Can freedom survive the Internet?
In the first generation of the online revolution, the question would have seemed absurd. Connectivity was the ultimate freedom, allowing individuals to slip the surly bonds of time and space to read what they want, work when they want, shop where they want; to customize their tastes in music, humor, politics and titillation; to make friends on every continent and to troll enemies in every manner of disguise.
The Internet was liberty’s killer app, enabling the free flow of information and empowering the weak against the strong. Tyrants would tumble and totalitarianism crumble in its cleansing current. Recalling then-President Bill Clinton’s 1998 trip to Beijing, one author captures the widespread optimism of those early days: “In the 1990s, in the wake of Tiananmen Square and the subsequent government crackdown, it was an article of faith in Washington that the Internet would change China more than China would change the Internet.”
That’s David E. Sanger in his timely and bracing new book, “The Perfect Weapon: War, Sabotage and Fear in the Cyber Age.” Sanger is the national security correspondent at the New York Times. With the deep knowledge and bright clarity that have long characterized his work, Sanger recounts the cunning and dangerous development of cyberspace into the global battlefield of the 21st century.
He makes a strong case for applying concepts from the Geneva Conventions and nuclear arms control to establish some boundaries around the chaos of cyberwar. Certainly worth a try.
But for me, the takeaway from Sanger’s book was a fuller understanding of the extent to which digital technology and connectivity are turning the traditional strengths of free society into vulnerabilities.
Dispersion of power, for example. Central to the success of the American experiment — its vibrant economy and stable government — is the idea that individuals are fallible but crowds can be wise. Rather than concentrate political power in one leader or one cadre, we divvy it up among two parties, three branches, 50 states and many millions of voters. Rather than run the economy by central committee, we lean toward setting it loose on a sea of the wants and needs of buyers and sellers.

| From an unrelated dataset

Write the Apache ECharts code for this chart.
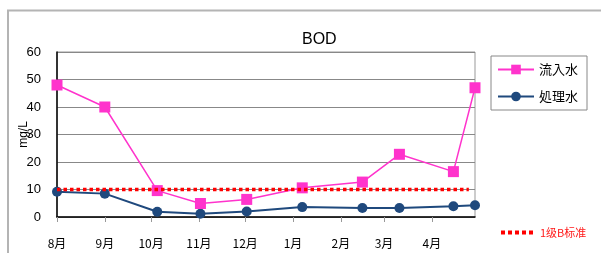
<!DOCTYPE html>
<html>
<head>
<meta charset="utf-8">
<script src="https://cdn.jsdelivr.net/npm/echarts@6/dist/echarts.min.js"></script>
<style>
  html, body { margin: 0; padding: 0; background: #fff; }
  #chart { width: 601px; height: 253px; }
</style>
</head>
<body>
<div id="chart"></div>
<script>
// 採水日
var dates = ['2018-08-01', '2018-09-01', '2018-10-05', '2018-11-02', '2018-12-02',
             '2019-01-07', '2019-02-15', '2019-03-11', '2019-04-15', '2019-04-29']
// 流入水 BOD (mg/L)
var inflow = [48, 40, 9.6, 4.9, 6.4, 10.6, 12.7, 22.8, 16.5, 47]
// 処理水 BOD (mg/L)
var treated = [9.2, 8.5, 1.9, 1.2, 2.0, 3.6, 3.3, 3.3, 3.9, 4.3]
// 1级B标准
var stdDates = ['2018-08-01', '2019-04-25']
var stdValue = [10, 10]

function pairs (xs, ys) {
  return xs.map(function (d, i) { return [d, ys[i]] })
}

var myChart = echarts.init(document.getElementById('chart'))

var option = {
  animation: false,
  textStyle: { fontFamily: 'Liberation Sans, Arial, sans-serif' },
  title: {
    text: 'BOD',
    left: 297,
    top: 27,
    textStyle: { fontSize: 16, fontWeight: 'normal', color: '#000' }
  },
  graphic: [{
    type: 'polyline',
    shape: { points: [[8, 253], [8, 10.5], [601, 10.5]] },
    style: { stroke: '#b4b4b4', lineWidth: 2, fill: null }
  }],
  legend: [{
    data: ['流入水', '処理水'],
    orient: 'vertical',
    left: 491,
    top: 56,
    padding: [7, 9, 7, 6],
    itemGap: 14,
    itemWidth: 36,
    itemHeight: 12,
    borderColor: '#888',
    borderWidth: 1,
    textStyle: { fontSize: 13, color: '#000', fontFamily: 'Noto Sans CJK JP' }
  }, {
    // 基準線の凡例: 点線だけ
    data: ['1级B标准'],
    left: 494,
    top: 222,
    itemWidth: 34,
    itemHeight: 8,
    itemStyle: { opacity: 0 },
    lineStyle: { width: 4, type: [4, 3] },
    textStyle: { fontSize: 11, color: '#ff1a1a', fontFamily: 'Noto Sans CJK SC' }
  }],
  grid: {
    left: 57,
    top: 52,
    width: 418,
    height: 165,
    show: true,
    borderColor: '#999',
    borderWidth: 1
  },
  xAxis: {
    type: 'time',
    min: '2018-08-01',
    max: '2019-04-29',
    splitNumber: 9,
    axisLine: { lineStyle: { color: '#000', width: 1.5 } },
    axisTick: { show: true, length: 5, lineStyle: { color: '#999' } },
    splitLine: { show: false },
    axisLabel: {
      margin: 20,
      fontSize: 12,
      color: '#000',
      fontFamily: 'Noto Sans CJK JP',
      showMinLabel: true,
      formatter: function (val) {
        return (new Date(val).getMonth() + 1) + '月'
      }
    }
  },
  yAxis: {
    type: 'value',
    min: 0,
    max: 60,
    interval: 10,
    name: 'mg/L',
    nameLocation: 'middle',
    nameRotate: 90,
    nameGap: 27,
    nameMoveOverlap: false,
    nameTextStyle: { fontSize: 12, color: '#000' },
    axisLine: { show: true, lineStyle: { color: '#000', width: 1.5 } },
    axisTick: { show: false },
    splitLine: { lineStyle: { color: '#888' } },
    axisLabel: { fontSize: 13, color: '#000', margin: 16 }
  },
  series: [{
    name: '流入水',
    type: 'line',
    data: pairs(dates, inflow),
    symbol: 'rect',
    symbolSize: 11,
    itemStyle: { color: '#ff33cc' },
    lineStyle: { color: '#ff33cc', width: 1.5 },
    z: 4
  }, {
    name: '処理水',
    type: 'line',
    data: pairs(dates, treated),
    symbol: 'circle',
    symbolSize: 10,
    itemStyle: { color: '#1f497d' },
    lineStyle: { color: '#1f497d', width: 2 },
    z: 3
  }, {
    name: '1级B标准',
    type: 'line',
    data: pairs(stdDates, stdValue),
    symbol: 'none',
    itemStyle: { color: '#ff0000' },
    lineStyle: { color: '#ff0000', width: 3.5, type: [3.5, 3] },
    z: 5
  }]
}

myChart.setOption(option)
</script>
</body>
</html>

Sanger explains that this philosophy, applied to the digital age, creates opportunities for our totalitarian rivals. Big banks and other major institutions have spent billions to defend their hackable systems against enemy attacks — yet our society is more target-rich for hackers than before. “As we put autonomous cars on the road, connect Alexas to our lights and our thermostats, put ill-protected Internet-connected video cameras on our houses, and conduct our financial lives over our cell phones, our vulnerabilities expand exponentially,” he writes. Meanwhile, China and other illiberal societies tightly grip their digital networks and wield them as tools of social control.
Likewise, America’s strong tradition of dissent will be sorely tested in the age of cyberwar. Sanger documents years of fallout from the massive hack of national security files in 2013 by the dissident contractor Edward Snowden. Enemies were strengthened, allies were alarmed, and millions of Americans demanded that leading technology companies break off cooperation with U.S. intelligence agencies. Such whistleblowing is a proud tradition of free societies, but never has it been possible on such a vast and indiscriminate scale. The Pentagon Papers would fill a bookshelf; Snowden’s stolen trove would fill a whole library.
Meanwhile, the Russian hack of the 2016 election revealed the vulnerability of U.S. social media to foreign propaganda. As Sanger tells it, we’ve come to see that comity and trust are just as vital and just as exposed to cyberattacks as power grids and water systems. Less clear, though, is how to recover those damaged values in a land of free speech and consumer choice, where there’s big money to be made and votes to be won by stoking partisan fires.
Finally, the digital revolution has significantly reduced the competitive advantage of America’s wealth. Since the 1940s, when the industrial might of the United States guaranteed its victory in World War II, no nation or group of nations could long sustain an arms race with us. But “a cyber arsenal” is “the great leveler,” Sanger observes. An enemy as poor and backward as North Korea can deploy hackers capable of disrupting a company the size of Sony or a bank as powerful as JPMorgan Chase. In fact, poverty can be an advantage in this competition. “A country cut off from the world, with few computer networks, is a lousy target” for cyber-counterattacks, Sanger notes.
A reader finishes this book fully understanding why cyberwar has moved rapidly to the top of America’s official list of national security threats. And why, for the first time in three generations, this nation’s power in the world is seriously threatened. We’ve staked our fortunes on freedom and openness; now our enemies are turning both against us.